— start Listed entries —

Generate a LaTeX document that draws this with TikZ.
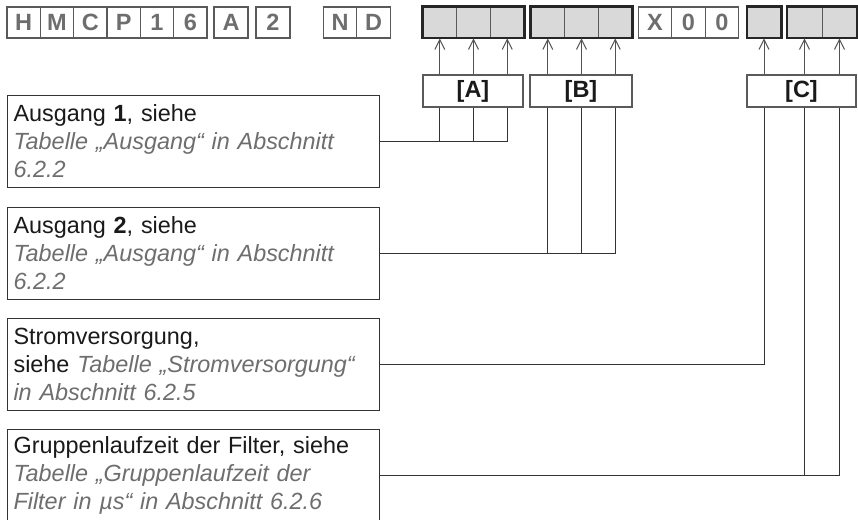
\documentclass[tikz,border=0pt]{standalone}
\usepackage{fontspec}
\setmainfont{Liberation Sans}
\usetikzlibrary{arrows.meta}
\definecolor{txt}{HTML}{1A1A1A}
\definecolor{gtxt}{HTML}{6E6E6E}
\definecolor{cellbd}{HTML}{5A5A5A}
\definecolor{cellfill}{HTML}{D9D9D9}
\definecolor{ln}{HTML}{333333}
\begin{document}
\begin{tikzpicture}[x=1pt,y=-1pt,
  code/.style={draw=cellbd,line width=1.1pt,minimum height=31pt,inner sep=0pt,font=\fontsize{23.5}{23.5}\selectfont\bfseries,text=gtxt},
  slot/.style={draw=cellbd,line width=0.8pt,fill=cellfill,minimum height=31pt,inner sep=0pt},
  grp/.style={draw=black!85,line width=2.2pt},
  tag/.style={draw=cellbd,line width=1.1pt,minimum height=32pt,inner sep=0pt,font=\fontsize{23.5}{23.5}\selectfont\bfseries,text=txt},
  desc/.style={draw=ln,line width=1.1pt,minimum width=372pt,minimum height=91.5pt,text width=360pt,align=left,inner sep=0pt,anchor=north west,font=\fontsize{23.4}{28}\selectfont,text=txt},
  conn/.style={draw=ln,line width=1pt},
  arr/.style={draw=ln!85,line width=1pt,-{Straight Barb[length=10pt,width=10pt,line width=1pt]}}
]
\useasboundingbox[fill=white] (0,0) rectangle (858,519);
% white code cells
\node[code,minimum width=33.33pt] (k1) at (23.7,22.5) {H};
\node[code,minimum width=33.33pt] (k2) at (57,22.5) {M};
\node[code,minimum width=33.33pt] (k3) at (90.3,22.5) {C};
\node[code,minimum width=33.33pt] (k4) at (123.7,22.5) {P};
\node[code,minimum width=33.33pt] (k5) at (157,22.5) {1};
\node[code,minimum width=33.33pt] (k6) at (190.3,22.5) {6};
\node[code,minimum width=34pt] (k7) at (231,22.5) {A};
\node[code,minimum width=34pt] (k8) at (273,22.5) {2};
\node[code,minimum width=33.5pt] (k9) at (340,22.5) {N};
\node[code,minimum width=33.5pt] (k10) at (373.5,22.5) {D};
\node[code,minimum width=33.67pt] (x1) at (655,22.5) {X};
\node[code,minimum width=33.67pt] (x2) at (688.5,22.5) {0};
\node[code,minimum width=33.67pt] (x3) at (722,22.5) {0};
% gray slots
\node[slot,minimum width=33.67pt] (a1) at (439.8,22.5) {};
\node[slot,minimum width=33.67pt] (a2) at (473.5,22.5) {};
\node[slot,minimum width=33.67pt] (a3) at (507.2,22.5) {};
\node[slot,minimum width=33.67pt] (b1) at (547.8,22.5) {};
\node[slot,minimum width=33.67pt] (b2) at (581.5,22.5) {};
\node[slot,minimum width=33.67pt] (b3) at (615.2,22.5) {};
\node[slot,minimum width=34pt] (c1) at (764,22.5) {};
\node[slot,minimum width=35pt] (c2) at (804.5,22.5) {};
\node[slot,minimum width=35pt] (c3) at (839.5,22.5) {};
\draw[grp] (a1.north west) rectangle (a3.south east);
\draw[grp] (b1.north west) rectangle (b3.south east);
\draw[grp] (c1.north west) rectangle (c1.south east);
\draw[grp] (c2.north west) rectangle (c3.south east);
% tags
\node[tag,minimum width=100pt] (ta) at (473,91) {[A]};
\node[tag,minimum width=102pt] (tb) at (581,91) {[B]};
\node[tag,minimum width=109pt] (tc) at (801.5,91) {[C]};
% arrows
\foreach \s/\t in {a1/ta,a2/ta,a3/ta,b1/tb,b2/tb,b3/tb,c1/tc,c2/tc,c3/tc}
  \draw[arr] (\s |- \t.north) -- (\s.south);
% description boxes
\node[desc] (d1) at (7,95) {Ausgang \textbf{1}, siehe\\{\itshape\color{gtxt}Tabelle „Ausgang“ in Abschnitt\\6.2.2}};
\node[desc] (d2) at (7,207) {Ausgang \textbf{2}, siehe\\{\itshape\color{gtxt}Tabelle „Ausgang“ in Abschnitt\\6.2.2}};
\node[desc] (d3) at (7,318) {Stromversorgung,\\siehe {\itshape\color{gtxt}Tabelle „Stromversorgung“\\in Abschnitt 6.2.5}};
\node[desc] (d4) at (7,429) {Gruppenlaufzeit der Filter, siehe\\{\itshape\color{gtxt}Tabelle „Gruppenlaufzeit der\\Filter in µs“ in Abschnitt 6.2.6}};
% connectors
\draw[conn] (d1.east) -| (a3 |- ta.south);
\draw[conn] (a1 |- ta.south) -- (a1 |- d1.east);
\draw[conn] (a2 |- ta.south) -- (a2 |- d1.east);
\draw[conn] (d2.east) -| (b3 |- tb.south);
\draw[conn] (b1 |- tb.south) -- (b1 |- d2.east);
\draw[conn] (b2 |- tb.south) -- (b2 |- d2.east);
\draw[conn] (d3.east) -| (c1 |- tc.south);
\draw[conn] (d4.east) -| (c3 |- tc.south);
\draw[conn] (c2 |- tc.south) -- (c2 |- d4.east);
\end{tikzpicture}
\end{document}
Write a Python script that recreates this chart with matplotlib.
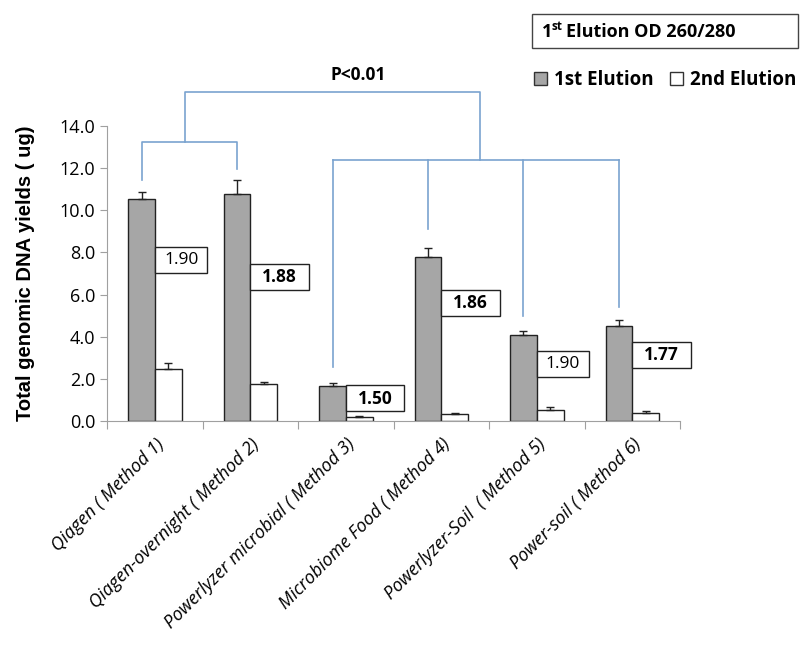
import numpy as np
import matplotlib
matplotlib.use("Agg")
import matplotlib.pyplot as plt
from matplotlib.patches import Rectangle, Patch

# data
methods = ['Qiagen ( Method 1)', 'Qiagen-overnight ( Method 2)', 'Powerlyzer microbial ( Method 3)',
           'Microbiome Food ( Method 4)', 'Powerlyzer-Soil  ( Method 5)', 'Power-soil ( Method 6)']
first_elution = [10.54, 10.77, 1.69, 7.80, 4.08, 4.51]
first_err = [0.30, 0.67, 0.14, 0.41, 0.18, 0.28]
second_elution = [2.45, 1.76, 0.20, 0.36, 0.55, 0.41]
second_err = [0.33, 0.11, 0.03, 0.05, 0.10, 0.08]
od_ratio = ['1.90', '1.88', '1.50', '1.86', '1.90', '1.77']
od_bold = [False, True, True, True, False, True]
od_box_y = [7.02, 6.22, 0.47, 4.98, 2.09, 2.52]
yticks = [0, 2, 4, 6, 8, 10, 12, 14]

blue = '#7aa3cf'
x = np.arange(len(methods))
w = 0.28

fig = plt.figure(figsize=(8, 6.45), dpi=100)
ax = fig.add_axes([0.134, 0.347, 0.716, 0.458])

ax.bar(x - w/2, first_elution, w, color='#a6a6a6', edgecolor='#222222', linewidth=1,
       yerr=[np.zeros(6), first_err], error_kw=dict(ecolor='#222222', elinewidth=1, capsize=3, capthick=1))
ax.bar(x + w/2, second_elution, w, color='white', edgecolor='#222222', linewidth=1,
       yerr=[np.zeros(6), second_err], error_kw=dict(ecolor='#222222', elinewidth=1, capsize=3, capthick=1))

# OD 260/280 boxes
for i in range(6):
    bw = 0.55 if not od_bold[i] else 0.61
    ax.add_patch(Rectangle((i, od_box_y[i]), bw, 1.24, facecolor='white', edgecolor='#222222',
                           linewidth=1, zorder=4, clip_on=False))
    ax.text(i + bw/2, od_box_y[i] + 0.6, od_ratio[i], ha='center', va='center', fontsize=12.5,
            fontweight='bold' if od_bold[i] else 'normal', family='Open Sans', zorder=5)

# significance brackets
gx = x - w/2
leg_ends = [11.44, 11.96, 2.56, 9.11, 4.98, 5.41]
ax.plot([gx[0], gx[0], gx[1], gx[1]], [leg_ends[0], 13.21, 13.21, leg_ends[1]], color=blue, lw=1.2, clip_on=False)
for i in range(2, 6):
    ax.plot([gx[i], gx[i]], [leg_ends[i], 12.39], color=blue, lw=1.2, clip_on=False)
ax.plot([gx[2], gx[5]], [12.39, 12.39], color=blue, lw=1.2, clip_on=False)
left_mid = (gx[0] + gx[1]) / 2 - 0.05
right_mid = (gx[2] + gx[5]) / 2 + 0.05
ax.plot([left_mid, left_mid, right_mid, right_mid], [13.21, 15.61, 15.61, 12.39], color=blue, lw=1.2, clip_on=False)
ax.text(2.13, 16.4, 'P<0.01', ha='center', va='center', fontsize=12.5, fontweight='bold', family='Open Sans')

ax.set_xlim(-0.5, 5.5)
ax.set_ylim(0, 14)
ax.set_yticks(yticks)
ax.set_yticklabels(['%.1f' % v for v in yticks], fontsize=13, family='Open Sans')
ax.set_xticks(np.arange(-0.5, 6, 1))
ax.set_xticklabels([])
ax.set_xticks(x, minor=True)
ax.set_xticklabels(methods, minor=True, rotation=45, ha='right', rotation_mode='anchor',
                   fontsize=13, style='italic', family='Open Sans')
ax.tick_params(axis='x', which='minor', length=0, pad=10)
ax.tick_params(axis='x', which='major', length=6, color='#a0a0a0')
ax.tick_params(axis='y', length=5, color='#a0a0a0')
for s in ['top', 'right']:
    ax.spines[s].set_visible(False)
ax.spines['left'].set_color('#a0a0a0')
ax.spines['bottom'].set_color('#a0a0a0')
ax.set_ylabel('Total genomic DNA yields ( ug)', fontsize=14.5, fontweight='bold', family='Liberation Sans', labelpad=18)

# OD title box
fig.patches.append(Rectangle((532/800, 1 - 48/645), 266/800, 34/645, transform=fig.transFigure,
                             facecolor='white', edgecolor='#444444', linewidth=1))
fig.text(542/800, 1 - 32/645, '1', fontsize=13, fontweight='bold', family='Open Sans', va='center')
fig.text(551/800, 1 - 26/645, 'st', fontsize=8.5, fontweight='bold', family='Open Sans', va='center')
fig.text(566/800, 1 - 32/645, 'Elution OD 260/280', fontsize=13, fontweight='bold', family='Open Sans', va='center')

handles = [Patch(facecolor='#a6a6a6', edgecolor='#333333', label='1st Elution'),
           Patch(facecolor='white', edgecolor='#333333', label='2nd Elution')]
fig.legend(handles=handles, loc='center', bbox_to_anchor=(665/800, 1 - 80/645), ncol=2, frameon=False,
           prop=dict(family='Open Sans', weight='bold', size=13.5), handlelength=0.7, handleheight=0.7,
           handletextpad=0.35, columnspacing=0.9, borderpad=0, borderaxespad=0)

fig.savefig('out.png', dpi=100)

— end Listed entries —

Exclude any pictures, and restate word for word the lines from the one containing "Write a Python" through the one containing "ax = fig.add_axes([0.134, 0.347, 0.716, 0.458])", both included.

Write a Python script that recreates this chart with matplotlib.
import numpy as np
import matplotlib
matplotlib.use("Agg")
import matplotlib.pyplot as plt
from matplotlib.patches import Rectangle, Patch

# data
methods = ['Qiagen ( Method 1)', 'Qiagen-overnight ( Method 2)', 'Powerlyzer microbial ( Method 3)',
           'Microbiome Food ( Method 4)', 'Powerlyzer-Soil  ( Method 5)', 'Power-soil ( Method 6)']
first_elution = [10.54, 10.77, 1.69, 7.80, 4.08, 4.51]
first_err = [0.30, 0.67, 0.14, 0.41, 0.18, 0.28]
second_elution = [2.45, 1.76, 0.20, 0.36, 0.55, 0.41]
second_err = [0.33, 0.11, 0.03, 0.05, 0.10, 0.08]
od_ratio = ['1.90', '1.88', '1.50', '1.86', '1.90', '1.77']
od_bold = [False, True, True, True, False, True]
od_box_y = [7.02, 6.22, 0.47, 4.98, 2.09, 2.52]
yticks = [0, 2, 4, 6, 8, 10, 12, 14]

blue = '#7aa3cf'
x = np.arange(len(methods))
w = 0.28

fig = plt.figure(figsize=(8, 6.45), dpi=100)
ax = fig.add_axes([0.134, 0.347, 0.716, 0.458])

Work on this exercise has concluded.